Sometimes writers are life preservers as the sea of life wakes over me. Thank God for books on the shelves and for each new bit of prose and poetry - and for those willing to share them with the rest of us. Most of my life I've been able to pick up a book and step away from well...my life. I guess I learned to read when I was about three years old. I know I was reading when I started Mrs. Welch's kindergarden class. Books provided an escape from a life too confusing and chaotic for a little girl to consider. If I was reading, I was quiet and not asking questions. I was out of the way. I learned the value of that state of literary involvement early in life.
I will never forget the day my grade school librarian told me that she wasn't sure where she could get more for me to read. I'd exhausted her rotating supply of materials and I believe I'd exhausted her.
My decorating choices always center around books. There are shelves in every room and I spent more money on my lawyer's case with the glass front than I spent on my couch. Priorities.
As I matured I started to use books less as camouflage and more as tools to allow me to move out of my hiding places. I devoured cookbooks and began to enjoy cooking for the sake of the art itself, rather than the act of putting on an event for strangers. I went back to school and looked at my books in an entirely new way. They were the key to my future.
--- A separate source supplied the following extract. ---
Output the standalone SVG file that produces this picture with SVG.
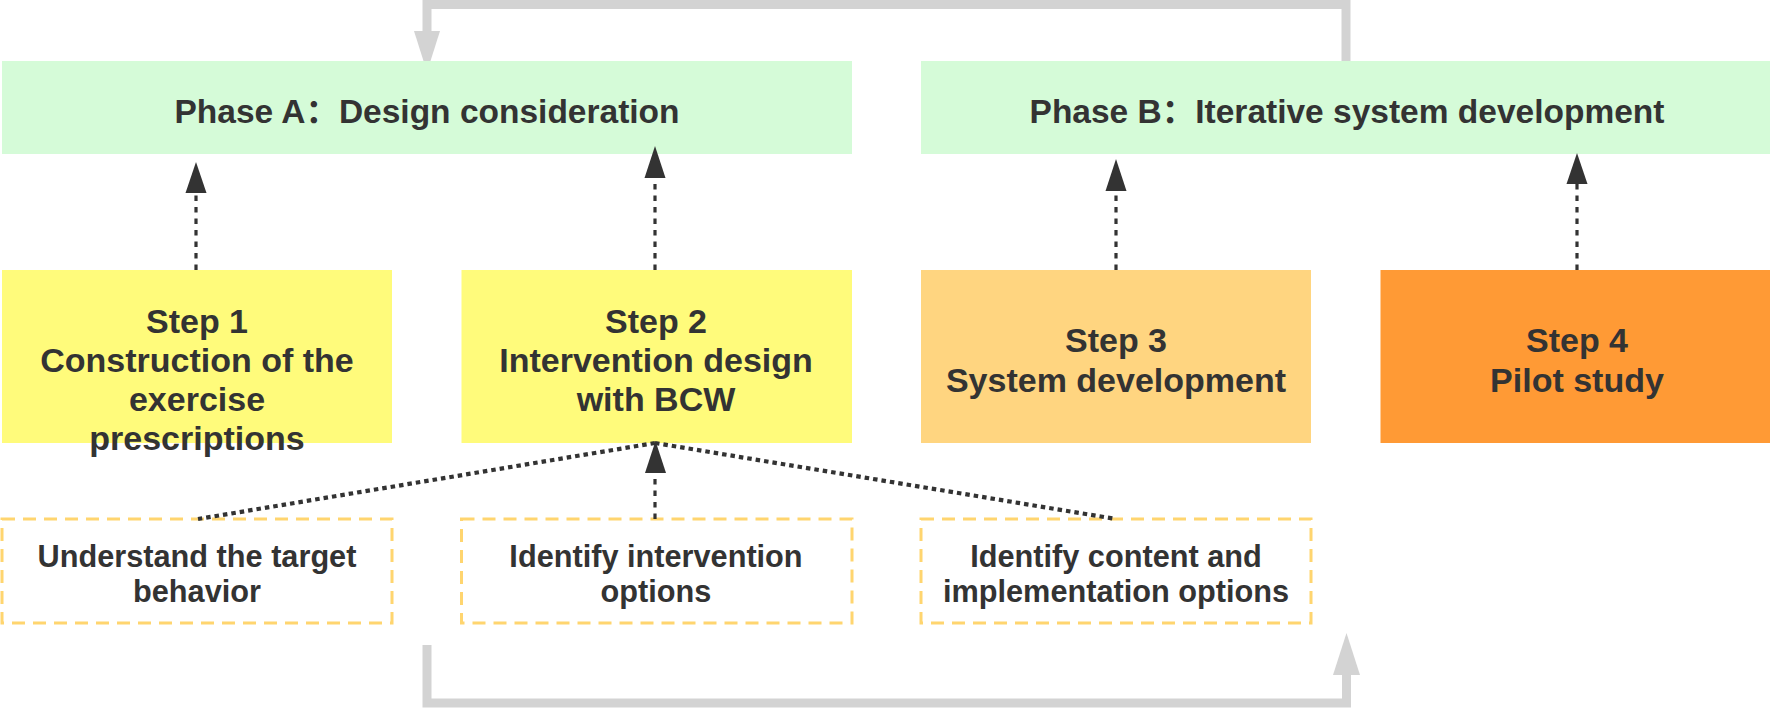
<svg xmlns="http://www.w3.org/2000/svg" width="1770" height="708" viewBox="0 0 1770 708">
<defs>
<style>
.t{font-family:"Liberation Sans","Noto Sans CJK SC",sans-serif;font-weight:700;fill:#333333;text-anchor:middle}
.ph{font-size:33.5px}
.st{font-size:34px}
.bx{font-size:30.7px}
.phase{fill:#D5FBD8}
.dbox{fill:#FFFFFF;stroke:#FFD56F;stroke-width:3;stroke-dasharray:13 8}
.gray{fill:none;stroke:#D3D3D3;stroke-width:9}
.dash{fill:none;stroke:#333333;stroke-width:3.2;stroke-dasharray:5.5 6}
.dot{fill:none;stroke:#333333;stroke-width:4.2;stroke-dasharray:4.5 4}
.ah{fill:#333333}
.gh{fill:#D3D3D3}
</style>
</defs>
<rect width="1770" height="708" fill="#FFFFFF"/>
<g id="connectors">
<polyline class="gray" points="1346,61 1346,4.5 427,4.5 427,34"/>
<polygon class="gh" points="414,31 440,31 427,72"/>
<polyline class="gray" points="427,645 427,703 1346.5,703 1346.5,672"/>
<polygon class="gh" points="1333,675 1360,675 1346.5,633"/>
</g>
<g id="phaseA"><rect class="phase" x="2" y="61" width="850" height="93"/><text class="t ph" x="427" y="123">Phase A：Design consideration</text></g>
<g id="phaseB"><rect class="phase" x="921" y="61" width="849" height="93"/><text class="t ph" x="1347" y="123">Phase B：Iterative system development</text></g>
<g id="step1"><rect x="2" y="270" width="390" height="173" fill="#FFFB7B"/>
<text class="t st" x="197" y="333">Step 1</text><text class="t st" x="197" y="372">Construction of the</text><text class="t st" x="197" y="411">exercise</text><text class="t st" x="197" y="450">prescriptions</text></g>
<g id="step2"><rect x="461.5" y="270" width="390.5" height="173" fill="#FFFB7B"/>
<text class="t st" x="656" y="333">Step 2</text><text class="t st" x="656" y="372">Intervention design</text><text class="t st" x="656" y="411">with BCW</text></g>
<g id="step3"><rect x="921" y="270" width="390" height="173" fill="#FFD580"/>
<text class="t st" x="1116" y="352">Step 3</text><text class="t st" x="1116" y="392">System development</text></g>
<g id="step4"><rect x="1380.5" y="270" width="389.5" height="173" fill="#FF9A35"/>
<text class="t st" x="1577" y="352">Step 4</text><text class="t st" x="1577" y="392">Pilot study</text></g>
<g id="box1"><rect class="dbox" x="2" y="519" width="390" height="104"/>
<text class="t bx" x="197" y="567">Understand the target</text><text class="t bx" x="197" y="602">behavior</text></g>
<g id="box2"><rect class="dbox" x="461.5" y="519" width="390.5" height="104"/>
<text class="t bx" x="656" y="567">Identify intervention</text><text class="t bx" x="656" y="602">options</text></g>
<g id="box3"><rect class="dbox" x="921" y="519" width="390" height="104"/>
<text class="t bx" x="1116" y="567">Identify content and</text><text class="t bx" x="1116" y="602">implementation options</text></g>
<g id="arrows">
<line class="dash" x1="196" y1="270" x2="196" y2="193"/><polygon class="ah" points="185.5,193 206.5,193 196,162"/>
<line class="dash" x1="655" y1="270" x2="655" y2="178"/><polygon class="ah" points="644.5,178 665.5,178 655,146"/>
<line class="dash" x1="1116" y1="270" x2="1116" y2="191"/><polygon class="ah" points="1105.5,191 1126.5,191 1116,159"/>
<line class="dash" x1="1577" y1="270" x2="1577" y2="184"/><polygon class="ah" points="1566.5,184 1587.5,184 1577,153"/>
<line class="dash" x1="655" y1="519" x2="655" y2="473"/><polygon class="ah" points="645,473 666,473 655.5,441"/>
<line class="dot" x1="655" y1="443" x2="198" y2="519"/>
<line class="dot" x1="655" y1="443" x2="1116" y2="519"/>
</g>
</svg>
I knew that I could escape out instead of in if only I'd learn what was written on those pages. I can only describe it as a mix of hunger, fear and yearning. I knew how vitally important it was to use those books. I can remember sitting at my kitchen table and being surrounded by five, six, maybe even ten books at a time. I was surrounded. As I moved through the years, I moved my books (my lifelines) with me.
Now I realize that holding on to a physics text from fifteen years ago isn't necessary. If I need to find a formula for acceleration, I can search for it online. I am drowning in books. I even have books on treating drowning. I don't work in emergency medicine. I haven't set foot on an ambulance in over six years. I've been selling my books and I've even thrown some of the most worn away. The only books I hang onto are the ones that touched me. They aren't difficult to identify. They are the ones that I'd put down while reading and wish I could call someone and say, "Hey! You've got to hear this." They are the one that have my scribbles in the margins, that I've underlined. They induce thought.
This week I wrote a piece called, "I Am." The intent was to let an emotion speak in human voice. I issued a challenge to writers to do the same. They came through with many works. The titles included: "Grief", "Hatred", "Poignancy", "Happiness", "Sensual", "Rage", "Impatience", "Suspension", "Unimaginative", and "Sorrow."
I was humbled at the immediate response to my challenge, thrilled at the variation on the theme and at the talent displayed by my friends. I remain most grateful and inspired.